Il dibattito sull’eliminazione di quella curiosa anomalia italiana rappresentata dal bicameralismo perfetto ha assunto toni surreali. La cosa che colpisce di più è che ad avversare la riforma sia una parte della sinistra. Stupisce perché, chi conosce appena un po’ la storia dei parlamentarismi sa che, dalla Rivoluzione francese in poi, la sinistra è sempre stata dalla parte del monocameralismo. E’ stata invece la destra (nell’800, il secolo delle monarchie costituzionali, la destra monarchica, più avanti la destra repubblicano-parlamentare) a volere il bicameralismo, ovvero una seconda camera con funzioni di rallentamento del processo legislativo, e quindi di conservazione. Fu così anche in Italia in seno alla Costituente: a volere la seconda camera erano la Democrazia cristiana e lo schieramento laico-liberale. Non si trovò l’accordo su cosa questa seconda camera dovesse fare: gli esempi nella storia erano la rappresentazione di ceti o classi sociali particolari (la Camera dei Lords, poi diventata in Inghilterra di fatto una sorta di “camera dei saggi”), la rappresentazione delle categorie professionali (delle “corporazioni”, quindi in odor di fascismo), e la rappresentazione territoriale (camera delle regioni o Land, come nel modello tedesco).

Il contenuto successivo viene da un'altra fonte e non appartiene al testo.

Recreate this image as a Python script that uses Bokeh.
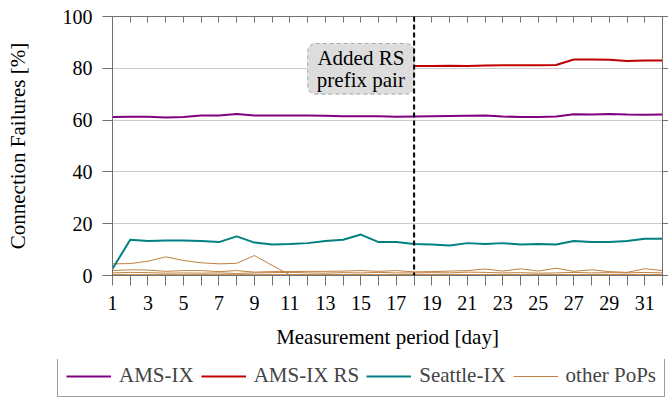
from bokeh.plotting import figure
from bokeh.layouts import column
from bokeh.models import (Range1d, FixedTicker, LinearAxis, Legend, LegendItem, Span,
                          Label, BoxAnnotation)
from bokeh.embed import file_html
from bokeh.resources import INLINE

# ---------------- data ----------------
days = list(range(1, 33))
ams_ix = [61.2, 61.3, 61.3, 61.0, 61.2, 61.8, 61.8, 62.4, 61.8, 61.8, 61.8, 61.8,
          61.7, 61.5, 61.5, 61.5, 61.3, 61.4, 61.5, 61.6, 61.7, 61.8, 61.4, 61.2,
          61.2, 61.4, 62.3, 62.2, 62.4, 62.2, 62.1, 62.2]
rs_days = list(range(18, 33))
ams_ix_rs = [80.9, 80.9, 81.0, 80.9, 81.1, 81.2, 81.2, 81.2, 81.3, 83.4, 83.4,
             83.3, 82.8, 83.0, 83.0]
seattle_ix = [2.6, 13.8, 13.3, 13.5, 13.5, 13.3, 12.9, 15.1, 12.7, 12.0, 12.2, 12.5,
              13.3, 13.8, 15.8, 12.9, 12.9, 12.2, 12.0, 11.6, 12.5, 12.2, 12.5, 12.0,
              12.2, 12.0, 13.3, 12.9, 12.9, 13.3, 14.2, 14.2]
other_pop_a = [4.5, 4.6, 5.5, 7.2, 5.8, 4.9, 4.5, 4.7, 7.7, 3.9, 0.2, 0.2, 0.2, 0.2,
               0.2, 0.2, 0.2, 0.2, 0.2, 0.2, 0.2, 0.2, 0.2, 0.2, 0.2, 0.2, 0.2, 0.2,
               0.2, 0.2, 0.2, 0.2]
other_pop_b = [1.9, 2.2, 2.1, 1.6, 1.9, 1.9, 1.5, 1.9, 1.3, 1.5, 1.5, 1.6, 1.6, 1.7,
               1.9, 1.6, 1.9, 1.4, 1.5, 1.7, 1.9, 2.5, 1.7, 2.6, 1.7, 2.8, 1.6, 2.2,
               1.5, 1.2, 2.6, 1.9]
other_pop_c = [1.0, 1.2, 1.1, 0.9, 1.0, 0.9, 1.0, 0.8, 1.0, 1.1, 1.2, 1.0, 0.9, 1.1,
               1.0, 1.2, 1.0, 1.0, 1.1, 1.0, 1.3, 1.2, 1.0, 1.1, 0.9, 1.0, 1.2, 1.0,
               1.1, 1.0, 1.2, 1.0]
other_pop_d = [0.1] * 32
other_pop_e = [0.3] * 32
other_pops = [other_pop_a, other_pop_b, other_pop_c, other_pop_d, other_pop_e]

rs_added_day = 18
x_label_ticks = [1, 3, 5, 7, 9, 11, 13, 15, 17, 19, 21, 23, 25, 27, 29, 31]
x_minor_ticks = [2, 4, 6, 8, 10, 12, 14, 16, 18, 20, 22, 24, 26, 28, 30, 32]
y_ticks = [0, 20, 40, 60, 80, 100]
note_lines = ["Added RS", "prefix pair"]
series_names = ["AMS-IX", "AMS-IX RS", "Seattle-IX", "other PoPs"]

# ---------------- style ----------------
FONT = "Liberation Serif"
AX = "#707070"
C_AMS = "#800080"
C_RS = "#C00000"
C_SEA = "#008080"
C_OTH = "#BF8040"

p = figure(width=668, height=359, output_backend="svg", toolbar_location=None,
           x_range=Range1d(1, 32), y_range=Range1d(0, 100),
           min_border_left=112, min_border_right=6, min_border_top=16,
           min_border_bottom=84)
p.background_fill_color = "white"
p.border_fill_color = "white"
p.outline_line_color = AX
p.outline_line_width = 1

p.xgrid.grid_line_color = None
p.ygrid.ticker = FixedTicker(ticks=y_ticks)
p.ygrid.grid_line_color = "#cccccc"
p.ygrid.grid_line_width = 1

xa = p.xaxis[0]
xa.ticker = FixedTicker(ticks=x_label_ticks, minor_ticks=x_minor_ticks)
xa.axis_label = "Measurement period [day]"
ya = p.yaxis[0]
ya.ticker = FixedTicker(ticks=y_ticks)
ya.axis_label = "Connection Failures [%]"
for ax in (xa, ya):
    ax.axis_line_color = AX
    ax.major_tick_line_color = AX
    ax.minor_tick_line_color = AX
    ax.major_tick_in = 0
    ax.major_tick_out = 10
    ax.minor_tick_in = 0
    ax.minor_tick_out = 10
    ax.major_label_text_font = FONT
    ax.major_label_text_font_size = "20px"
    ax.major_label_text_color = "black"
    ax.axis_label_text_font = FONT
    ax.axis_label_text_font_size = "21px"
    ax.axis_label_text_font_style = "normal"
    ax.axis_label_text_color = "black"
    ax.major_label_standoff = 10
ya.minor_tick_line_color = None
xa.axis_label_standoff = 12
ya.axis_label_standoff = 30

top = LinearAxis(ticker=FixedTicker(ticks=x_label_ticks, minor_ticks=x_minor_ticks),
                 major_label_text_font_size="1px", major_label_text_color=None,
                 major_tick_in=6, major_tick_out=0, minor_tick_in=6, minor_tick_out=0,
                 axis_line_color=AX, major_tick_line_color=AX, minor_tick_line_color=AX,
                 major_label_standoff=0)
p.add_layout(top, "above")
right = LinearAxis(ticker=FixedTicker(ticks=y_ticks), major_label_text_font_size="1px",
                   major_label_text_color=None,
                   major_tick_in=0, major_tick_out=6, minor_tick_line_color=None,
                   axis_line_color=AX, major_tick_line_color=AX, major_label_standoff=0)
p.add_layout(right, "right")

for ys in other_pops:
    p.line(days, ys, line_color=C_OTH, line_width=1)
p.line(days, seattle_ix, line_color=C_SEA, line_width=2)
p.line(days, ams_ix, line_color=C_AMS, line_width=2)
p.line(rs_days, ams_ix_rs, line_color=C_RS, line_width=2)

# annotation box ("Added RS prefix pair"), right edge on the event day
box = BoxAnnotation(left=12.0, right=rs_added_day, bottom=70.0, top=89.6,
                    fill_color="#dddddd", fill_alpha=1.0, line_color="black",
                    line_dash="4 3", line_width=1, border_radius=8)
p.add_layout(box)
note_y = [84.0, 75.6]
for txt, yy in zip(note_lines, note_y):
    p.add_layout(Label(x=15, y=yy, text=txt, text_align="center",
                       text_baseline="middle", text_font=FONT,
                       text_font_size="21px", text_color="black"))

span = Span(location=rs_added_day, dimension="height", line_color="black",
            line_dash="5 3", line_width=2)
p.add_layout(span)

# ---------------- legend strip (separate figure) ----------------
q = figure(width=668, height=40, output_backend="svg", toolbar_location=None,
           x_range=Range1d(0, 1), y_range=Range1d(0, 1),
           x_axis_type=None, y_axis_type=None,
           min_border_left=0, min_border_right=0, min_border_top=0, min_border_bottom=0)
q.frame_align = False
q.outline_line_color = None
q.grid.grid_line_color = None
q.background_fill_color = "white"
q.border_fill_color = "white"
k_ams = q.line(days, ams_ix, line_color=C_AMS, line_width=2, visible=False)
k_rs = q.line(rs_days, ams_ix_rs, line_color=C_RS, line_width=2, visible=False)
k_sea = q.line(days, seattle_ix, line_color=C_SEA, line_width=2, visible=False)
k_oth = q.line(days, other_pops[0], line_color=C_OTH, line_width=1, visible=False)

legend = Legend(items=[LegendItem(label=series_names[0], renderers=[k_ams]),
                       LegendItem(label=series_names[1], renderers=[k_rs]),
                       LegendItem(label=series_names[2], renderers=[k_sea]),
                       LegendItem(label=series_names[3], renderers=[k_oth])],
                orientation="horizontal", location=(57, 2),
                label_text_font=FONT, label_text_font_size="21px",
                glyph_width=45, glyph_height=20, label_standoff=8, spacing=7,
                padding=8, margin=0, border_line_color="#404040",
                border_line_width=1, background_fill_alpha=1)
q.add_layout(legend)

layout = column(p, q, spacing=0)
open("out.html", "w").write(file_html(layout, INLINE))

Il compromesso finale fu il peggiore possibile: un Senato-fotocopia della Camera (a parte il numero dei senatori e l’età minima per votarli). Inizialmente, erano pur previste alcune altre differenziazioni, come la durata in carica (6 anni per il Senato, 5 per la Camera); poi col tempo e la prassi di fatto sparirono, e il bicameralismo perfetto si resse in Italia grazie da un lato al un sistema elettorale omogeneo per le due Camere, di tipo proporzionale, e dall’altro ad contesto politico congelato, nel quale le crisi di governo erano sempre extraparlamentari e l’alternanza era a priori esclusa (nella stagione della Guerra fredda, era impensabile che un partito che si autodefiniva comunista potesse aspirare a prendere il potere).
Oggi le cose sono cambiate e non c’è chi non veda come il bicameralismo perfetto, oltre ad essere l’eredità di un passato che guardava con diffidenza ai parlamenti eletti dal popolo, pone problemi seri nel rapporto fra Camere e Governo, soprattutto nell’ottica di un sistema che si è avviato verso il maggioritario: basti pensare al secondo governo Prodi, che disponeva di una maggioranza accettabile alla Camera ma che al Senato era appeso al crine di cavallo dei senatori a vita. Questa è una delle ragioni per cui in quasi tutti i sistemi bicamerali oggi esistenti al mondo l’esecutivo risponde solo ad una camera, la camera “bassa”, mentre l’altra ha funzioni diverse, e non vota la fiducia al Governo (o al presidente nei sistemi presidenziali).
Ma tutto questo si trova facilmente in qualsiasi libro di diritto costituzionale. Io credo che la ragione per cui una parte della sinistra in Italia oggi avversa la riforma Renzi sia di natura antropologica e non abbia nulla a che fare con il merito. In Italia c’è una sinistra, anche parlamentare, che semplicemente odia il potere. Questa sinistra non ha mai concepito la politica per ciò che è, competizione per il potere, appunto, e quindi gestione del potere stesso (ovviamente regolata e bilanciata). Di conseguenza non può capacitarsi che vi sia qualcuno, a sinistra, che al potere ci arriva e lo vuole gestire, anziché arroccarsi fieramente all’opposizione e invocare il “ben altro”. Non a caso quali sono le critiche di fondo che oggi questa sinistra muove a Renzi, quando tutte le altre evidentemente risultano inefficaci? Di essere autoritario, di voler attentare alla democrazia. Insomma, l’esercizio del potere (un potere peraltro legittimano dal consenso elettorale più ampio di cui la sinistra in Italia abbia mai goduto, anche se in una elezione europea) scambiato per autoritarismo, per i prodromi di una dittatura. Perché il potere è “il male”, qualsiasi cosa faccia. Anche una riforma che si pone nel solco della più pura tradizione di sinistra.
Post scriptum: io la capisco l’avversione per il potere. Questa avversione ha prodotto cose magnifiche, cose che amiamo (ne dico una: il punk). Aggiungo solo: chi odia il potere deve fare arte, non fare politica. La politica è un’altra cosa, è questa cosa qui, è il meno peggio, è l’arte di mediare, e quando si può di riformare degli istituti superati fin dalla loro nascita, come il bicameralismo perfetto in Italia. Ha poco di assoluto, di eroico, di utopico. Quello, è il terreno dell’arte, un altro campo da gioco.